Halkın içinden çıkan gençler bu fikirleri yayıyorlardı.

Yeni Osmanlılar Cemiyeti ve İttihat ve Terakki Cemiyetleri böyle destekle kuruldu.

Bu yönüyle, aşağıdan yukarıya bir hareketti. “Jöntürklerin mücadelesiyle ilan edilen 1908 Hürriyet Devrimi’nin ardından açılan Meclisi Mebusan’ın yapısına baktığımızda halk temsilinin yüksek olduğunu görüyoruz.

Anadolu’da Tanzimat’tan itibaren yerel meclisler kuruluyor.

Halk, bu meclislerde temsil ediliyor.

Buralarda kendilerini ifade ediyorlar, müzakere etmeye başlıyorlar, düşüncelerini anlatıyorlardı.

Osmanlı Meclisi Mebusanı da halk temsiliyetini iyi yansıtıyordu. ‘DÜŞMANIN TÜCCARINA İMTİYAZ OLMAZ’ “Osmanlı döneminde ekonomi, büyük oranda gayrimüslimlerin elindeydi.

Özellikle sermayenin millileştirilmesi hareketi, kooperatifleşme gibi adımlarla ekonominin yönü değiştirildi.

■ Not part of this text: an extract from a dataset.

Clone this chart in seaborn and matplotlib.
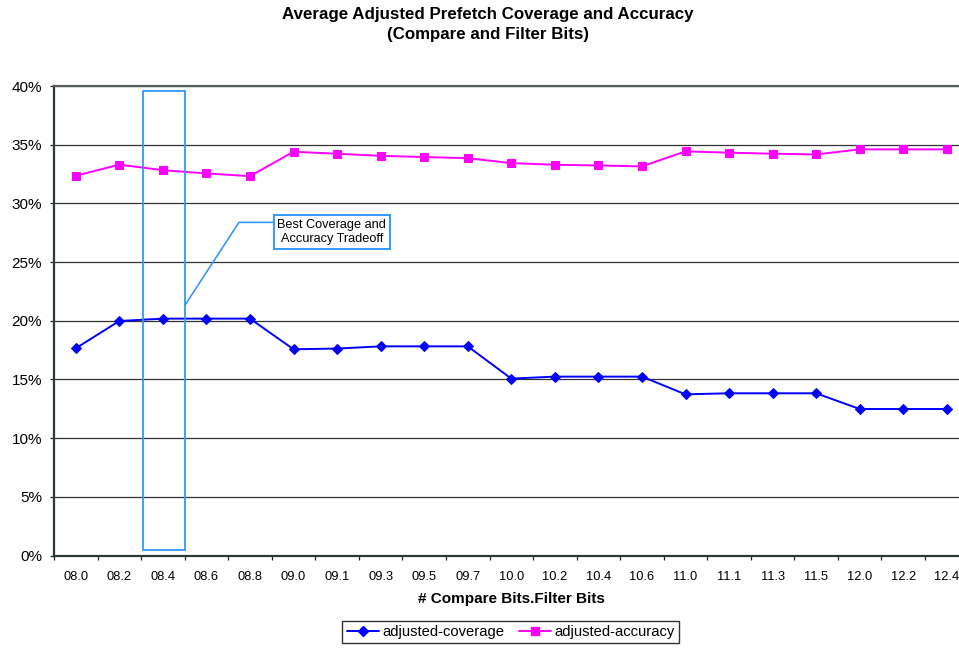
import numpy as np
import pandas as pd
import matplotlib
matplotlib.use("Agg")
import matplotlib.pyplot as plt
from matplotlib.patches import Rectangle
from matplotlib.lines import Line2D
from matplotlib.ticker import FuncFormatter
import seaborn as sns

# Compare bits . filter bits configurations
configs = ["08.0", "08.2", "08.4", "08.6", "08.8", "09.0", "09.1", "09.3", "09.5", "09.7",
           "10.0", "10.2", "10.4", "10.6", "11.0", "11.1", "11.3", "11.5", "12.0", "12.2", "12.4"]

# Percent values per configuration
adjusted_coverage = [17.65, 19.98, 20.18, 20.18, 20.18, 17.57, 17.63, 17.82, 17.82, 17.82,
                     15.07, 15.24, 15.24, 15.24, 13.73, 13.82, 13.82, 13.82, 12.48, 12.48, 12.48]
adjusted_accuracy = [32.35, 33.30, 32.83, 32.55, 32.32, 34.40, 34.23, 34.05, 33.95, 33.85,
                     33.43, 33.29, 33.23, 33.15, 34.43, 34.32, 34.23, 34.17, 34.60, 34.60, 34.60]

series_names = ["adjusted-coverage", "adjusted-accuracy"]
y_ticks = list(range(0, 41, 5))

sns.set_style("white")
plt.rcParams["font.family"] = ["Liberation Sans", "DejaVu Sans"]
plt.rcParams.update({"text.color": "black", "axes.labelcolor": "black",
                     "xtick.color": "black", "ytick.color": "black"})

fig = plt.figure(figsize=(9.59, 6.5), dpi=100)
ax = fig.add_axes([54 / 959, 94.5 / 650, 914.6 / 959, 469.5 / 650])

BLUE = "#0000ff"
MAGENTA = "#ff00ff"
HILITE = "#3399ff"

df = pd.DataFrame({"config": configs,
                   series_names[0]: adjusted_coverage,
                   series_names[1]: adjusted_accuracy})

sns.lineplot(data=df, x="config", y=series_names[0], ax=ax, color=BLUE, lw=1.4,
             marker="D", markersize=5.2, markeredgecolor=BLUE, sort=False, zorder=5)
sns.lineplot(data=df, x="config", y=series_names[1], ax=ax, color=MAGENTA, lw=1.4,
             marker="s", markersize=6.2, markeredgecolor=MAGENTA, sort=False, zorder=5)

ax.set_xlim(-0.5, len(configs) - 0.5)
ax.set_ylim(0, 40)
ax.set_yticks(y_ticks)
ax.yaxis.set_major_formatter(FuncFormatter(lambda v, _: f"{v:.0f}%"))
ax.set_xticks(np.arange(-0.5, len(configs), 1.0), minor=True)

ax.yaxis.grid(True, color="#333333", lw=0.9)
ax.xaxis.grid(False)
ax.set_axisbelow(True)

ax.tick_params(axis="x", which="major", length=0, pad=11, labelsize=9.3, labelcolor="black")
ax.tick_params(axis="x", which="minor", direction="out", length=3.2, width=0.9, color="#222222",
               bottom=True)
ax.tick_params(axis="y", which="major", direction="out", length=3.2, width=0.9, pad=5.5,
               labelsize=11, left=True, color="#222222", labelcolor="black")

for side in ["left", "bottom"]:
    ax.spines[side].set_color("#2c3838")
    ax.spines[side].set_linewidth(1.6)
ax.spines["top"].set_color("#5a6060")
ax.spines["top"].set_linewidth(1.6)
ax.spines["right"].set_visible(False)

ax.set_xlabel("# Compare Bits.Filter Bits", fontsize=11, fontweight="bold", labelpad=7,
              color="black")
ax.set_ylabel("")

fig.text(488 / 959, 1 - 15 / 650, "Average Adjusted Prefetch Coverage and Accuracy",
         ha="center", va="center", fontsize=12.2, fontweight="bold", color="black")
fig.text(488 / 959, 1 - 35 / 650, "(Compare and Filter Bits)",
         ha="center", va="center", fontsize=12.2, fontweight="bold", color="black")

# Highlight of the best tradeoff configuration
ax.add_patch(Rectangle((1.536, 0.51), 2.507 - 1.536, 39.6 - 0.51, fill=False,
                       ec=HILITE, lw=1.3, zorder=6))
ax.plot([2.507, 3.747, 4.52], [21.32, 28.38, 28.38], color=HILITE, lw=1.2, zorder=6)
ax.text(5.88, 27.56, "Best Coverage and\nAccuracy Tradeoff", ha="center", va="center",
        fontsize=9.2, linespacing=1.25, zorder=7, color="black",
        bbox=dict(boxstyle="square,pad=0.28", fc="white", ec=HILITE, lw=1.4))

handles = [Line2D([], [], color=BLUE, lw=1.4, marker="D", markersize=5.2),
           Line2D([], [], color=MAGENTA, lw=1.4, marker="s", markersize=6.2)]
leg = fig.legend(handles, series_names, loc="center", bbox_to_anchor=(510.5 / 959, 1 - 632 / 650),
                 ncol=2, fontsize=10.6, frameon=True, fancybox=False, edgecolor="black",
                 handlelength=2.2, handletextpad=0.2, columnspacing=1.0, borderpad=0.3,
                 borderaxespad=0, labelcolor="black")
leg.get_frame().set_linewidth(1.0)

fig.savefig("out.png", dpi=100)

Yalnız Osmanlı’daki gayrimüslim sermayesi değil Avrupa’dan gelen komprador burjuvazi sermayesi etkindi.

İttihat ve Terakki’nin milli iktisat politikalarıyla ekonomi onların elinden alındı.

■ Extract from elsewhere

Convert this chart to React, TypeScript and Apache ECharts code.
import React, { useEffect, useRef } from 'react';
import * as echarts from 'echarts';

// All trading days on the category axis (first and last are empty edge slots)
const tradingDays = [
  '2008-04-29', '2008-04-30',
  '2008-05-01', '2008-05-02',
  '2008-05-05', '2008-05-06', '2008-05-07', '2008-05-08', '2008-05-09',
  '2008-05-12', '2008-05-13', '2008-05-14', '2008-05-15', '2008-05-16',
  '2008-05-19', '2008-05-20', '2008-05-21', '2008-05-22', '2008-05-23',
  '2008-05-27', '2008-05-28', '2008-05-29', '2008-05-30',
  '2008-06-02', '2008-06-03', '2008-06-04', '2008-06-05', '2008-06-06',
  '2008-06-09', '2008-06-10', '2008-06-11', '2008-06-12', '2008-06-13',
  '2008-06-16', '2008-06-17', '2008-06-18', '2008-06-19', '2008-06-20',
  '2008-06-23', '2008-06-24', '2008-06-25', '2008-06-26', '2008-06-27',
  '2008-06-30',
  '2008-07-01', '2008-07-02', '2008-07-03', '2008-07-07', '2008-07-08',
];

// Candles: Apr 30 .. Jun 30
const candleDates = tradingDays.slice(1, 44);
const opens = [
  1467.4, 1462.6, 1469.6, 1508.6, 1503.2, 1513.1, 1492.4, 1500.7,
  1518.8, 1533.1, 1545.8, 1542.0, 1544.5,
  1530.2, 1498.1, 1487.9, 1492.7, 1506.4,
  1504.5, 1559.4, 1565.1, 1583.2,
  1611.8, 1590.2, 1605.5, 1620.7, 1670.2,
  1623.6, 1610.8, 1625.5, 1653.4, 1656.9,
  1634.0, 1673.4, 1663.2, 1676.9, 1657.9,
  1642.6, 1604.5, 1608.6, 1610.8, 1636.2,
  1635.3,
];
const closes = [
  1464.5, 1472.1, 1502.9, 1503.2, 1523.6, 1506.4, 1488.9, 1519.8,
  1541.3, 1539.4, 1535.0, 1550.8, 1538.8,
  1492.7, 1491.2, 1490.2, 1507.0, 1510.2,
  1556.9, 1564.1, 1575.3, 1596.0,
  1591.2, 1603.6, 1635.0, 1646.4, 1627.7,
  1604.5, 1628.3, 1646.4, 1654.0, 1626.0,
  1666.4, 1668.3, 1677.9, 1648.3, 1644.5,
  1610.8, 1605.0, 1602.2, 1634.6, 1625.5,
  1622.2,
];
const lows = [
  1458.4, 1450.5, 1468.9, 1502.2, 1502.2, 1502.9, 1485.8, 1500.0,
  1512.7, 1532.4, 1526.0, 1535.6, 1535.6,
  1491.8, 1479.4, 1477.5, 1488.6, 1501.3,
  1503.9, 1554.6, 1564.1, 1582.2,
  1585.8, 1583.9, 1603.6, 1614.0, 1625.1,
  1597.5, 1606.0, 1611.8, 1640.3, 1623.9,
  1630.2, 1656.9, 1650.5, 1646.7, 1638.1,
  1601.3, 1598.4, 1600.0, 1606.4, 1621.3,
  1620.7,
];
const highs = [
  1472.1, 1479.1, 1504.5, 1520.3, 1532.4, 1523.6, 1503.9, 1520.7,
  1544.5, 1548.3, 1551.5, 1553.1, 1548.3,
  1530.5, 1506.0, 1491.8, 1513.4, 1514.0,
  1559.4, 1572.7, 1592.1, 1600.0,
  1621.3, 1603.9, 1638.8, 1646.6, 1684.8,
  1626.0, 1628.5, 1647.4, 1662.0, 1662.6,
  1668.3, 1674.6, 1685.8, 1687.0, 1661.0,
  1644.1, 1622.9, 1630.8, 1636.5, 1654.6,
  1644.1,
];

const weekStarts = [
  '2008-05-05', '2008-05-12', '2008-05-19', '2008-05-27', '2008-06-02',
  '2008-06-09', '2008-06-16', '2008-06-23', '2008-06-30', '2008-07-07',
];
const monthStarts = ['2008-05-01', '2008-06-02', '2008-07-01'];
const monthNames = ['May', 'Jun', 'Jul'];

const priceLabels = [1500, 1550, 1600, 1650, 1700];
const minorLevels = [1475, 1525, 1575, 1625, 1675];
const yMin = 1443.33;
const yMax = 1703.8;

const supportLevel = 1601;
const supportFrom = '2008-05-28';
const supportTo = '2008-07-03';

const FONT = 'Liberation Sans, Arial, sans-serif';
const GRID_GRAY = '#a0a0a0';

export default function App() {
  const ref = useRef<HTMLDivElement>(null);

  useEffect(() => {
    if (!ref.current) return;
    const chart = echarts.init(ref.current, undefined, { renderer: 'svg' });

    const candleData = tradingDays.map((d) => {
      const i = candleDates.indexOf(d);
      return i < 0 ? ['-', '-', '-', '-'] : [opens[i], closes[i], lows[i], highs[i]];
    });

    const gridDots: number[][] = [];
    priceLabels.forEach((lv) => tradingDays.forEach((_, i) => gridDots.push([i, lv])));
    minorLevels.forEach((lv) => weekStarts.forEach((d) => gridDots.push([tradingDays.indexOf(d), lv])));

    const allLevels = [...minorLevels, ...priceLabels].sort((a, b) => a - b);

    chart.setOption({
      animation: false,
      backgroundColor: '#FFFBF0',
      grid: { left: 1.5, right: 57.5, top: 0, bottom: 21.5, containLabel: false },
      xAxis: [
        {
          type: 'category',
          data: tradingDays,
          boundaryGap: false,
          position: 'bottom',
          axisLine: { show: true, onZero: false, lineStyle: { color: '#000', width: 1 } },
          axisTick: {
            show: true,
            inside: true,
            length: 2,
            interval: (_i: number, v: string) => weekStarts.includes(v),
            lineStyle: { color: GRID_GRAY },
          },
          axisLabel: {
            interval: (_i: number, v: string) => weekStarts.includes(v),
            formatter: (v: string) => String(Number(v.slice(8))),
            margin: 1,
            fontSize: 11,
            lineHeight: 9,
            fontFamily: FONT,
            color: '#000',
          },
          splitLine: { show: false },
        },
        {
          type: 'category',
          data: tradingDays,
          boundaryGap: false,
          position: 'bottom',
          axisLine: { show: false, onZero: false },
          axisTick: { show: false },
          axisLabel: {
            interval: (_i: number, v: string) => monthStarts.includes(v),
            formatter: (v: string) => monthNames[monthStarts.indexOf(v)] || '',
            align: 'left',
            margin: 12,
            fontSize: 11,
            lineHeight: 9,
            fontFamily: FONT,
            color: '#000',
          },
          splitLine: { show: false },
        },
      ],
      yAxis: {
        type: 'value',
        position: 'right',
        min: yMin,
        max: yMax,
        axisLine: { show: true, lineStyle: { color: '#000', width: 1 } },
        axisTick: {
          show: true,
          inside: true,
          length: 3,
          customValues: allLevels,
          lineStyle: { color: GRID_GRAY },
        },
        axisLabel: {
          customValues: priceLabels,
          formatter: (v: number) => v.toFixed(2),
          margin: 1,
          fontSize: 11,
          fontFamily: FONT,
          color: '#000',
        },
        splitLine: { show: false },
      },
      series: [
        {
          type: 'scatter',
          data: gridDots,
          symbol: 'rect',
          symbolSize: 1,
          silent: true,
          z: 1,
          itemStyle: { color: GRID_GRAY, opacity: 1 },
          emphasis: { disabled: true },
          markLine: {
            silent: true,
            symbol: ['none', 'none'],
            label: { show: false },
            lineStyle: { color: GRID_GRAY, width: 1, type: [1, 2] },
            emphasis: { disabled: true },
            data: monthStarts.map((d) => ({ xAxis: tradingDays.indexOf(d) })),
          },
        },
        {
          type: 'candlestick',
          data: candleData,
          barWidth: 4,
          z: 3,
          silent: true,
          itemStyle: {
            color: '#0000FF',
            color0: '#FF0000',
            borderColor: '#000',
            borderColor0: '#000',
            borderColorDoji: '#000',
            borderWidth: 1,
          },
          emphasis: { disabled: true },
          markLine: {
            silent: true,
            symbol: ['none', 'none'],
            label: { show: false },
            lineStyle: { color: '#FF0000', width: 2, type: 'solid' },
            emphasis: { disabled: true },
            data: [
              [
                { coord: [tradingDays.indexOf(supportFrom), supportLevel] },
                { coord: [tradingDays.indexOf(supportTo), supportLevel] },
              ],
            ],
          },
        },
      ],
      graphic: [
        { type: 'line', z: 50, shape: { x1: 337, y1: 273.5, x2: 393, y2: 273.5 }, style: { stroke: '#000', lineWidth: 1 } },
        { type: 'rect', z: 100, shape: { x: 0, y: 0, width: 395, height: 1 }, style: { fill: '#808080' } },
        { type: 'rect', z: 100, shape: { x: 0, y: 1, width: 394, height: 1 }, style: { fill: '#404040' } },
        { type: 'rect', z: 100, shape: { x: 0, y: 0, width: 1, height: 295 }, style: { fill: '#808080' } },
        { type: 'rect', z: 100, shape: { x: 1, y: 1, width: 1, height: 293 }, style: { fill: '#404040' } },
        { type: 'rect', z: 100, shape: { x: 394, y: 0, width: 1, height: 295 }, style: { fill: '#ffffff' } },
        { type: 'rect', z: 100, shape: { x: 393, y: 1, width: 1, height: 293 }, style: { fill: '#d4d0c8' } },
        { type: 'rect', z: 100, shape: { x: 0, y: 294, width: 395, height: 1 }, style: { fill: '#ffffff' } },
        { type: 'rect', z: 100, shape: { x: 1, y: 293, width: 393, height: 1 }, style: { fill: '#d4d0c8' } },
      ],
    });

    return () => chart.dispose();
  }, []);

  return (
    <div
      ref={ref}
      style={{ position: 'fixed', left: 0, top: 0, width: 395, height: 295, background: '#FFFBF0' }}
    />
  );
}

İzmir İktisat Kongresi’nde alınan kararlara baktığımızda İttihat ve Terakki dönemindeki adımların devamı olduğunu görürüz.

Kapitülasyonların İttihatçılar tarafından kaldırılması da attığı en önemli adımdı.

Çünkü Birinci Dünya Savaşı’nda savaştığın devletlerin tüccarlarına imtiyaz tanımak mümkün değildi.

Dolayısıyla kapitülasyonlar tek taraflı kaldırıldı.

Bu Cumhuriyet döneminde de devam etti.

Çünkü bütün üretim yabancıların elindeydi.

Devletçilik anlayışı içerisinde onlara el konulmasıydı.”